The UAMS medical team adopted the EMT’s error as their narrative.

Here are a couple questions for Dr. Nolan Bruce, Dr. Natalie Applebaum, Dr. Adam Watkins, Dr. Jordan Takasugi, and Nurse Nathan Ernst, some of the 72 named defendants who were involved early on. Don’t give them any hints. These will probably be questions we ask them each at the trial.

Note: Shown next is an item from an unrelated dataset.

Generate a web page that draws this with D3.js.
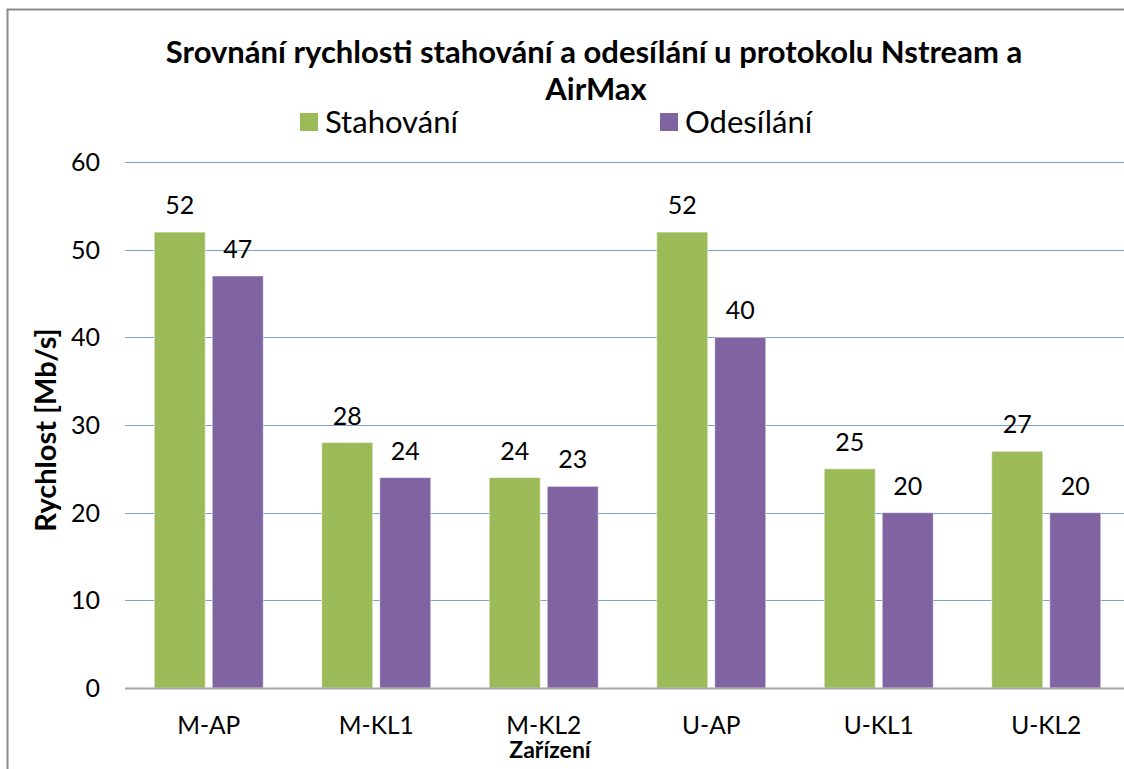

What is the maximum number of stories that a 35-foot ladder can reach?

A. ground level

B. one story

C. two stories

D. three stories

Assume 35 feet is three stories. In your expert medical opinion, which of these are injuries that would be consistent with a fall from three stories?

A. a broken limb

B. a sprained wrist or ankle

C. a laceration

D. inability to ambulate

E. being in a coma

F. none of the above

Oh, shucks, we already know the UAMS medical team’s answer to that question. It is “F. none of the above.” The patient had none of the above injuries, and the UAMS team insisted he fell 35 feet and would need over $115,000 of forced medical care.

They looked at a man who had no broken limbs, no sprains, no lacerations, was able to ambulate; they documented that the patient answered questions about his domestic life and moods over the past two weeks; and they did not ask him what caused his head injury. Still, the UAMS medical team decided that the patient fell 35 feet.

The logic used by the literal brain surgeons was that the patient did not look as bad as a person who landed on his head after a 35-foot fall, but they would force him to stay in the ICU anyhow, because he fell 35 feet and might start to look like it eventually.

There is a very real chance that if you walk into UAMS Medical Center with a mild injury, they will hallucinate a scenario that requires them to bind you to a bed, pump you full of fentanyl, and rack up a six-figure bill while they observe you for two weeks.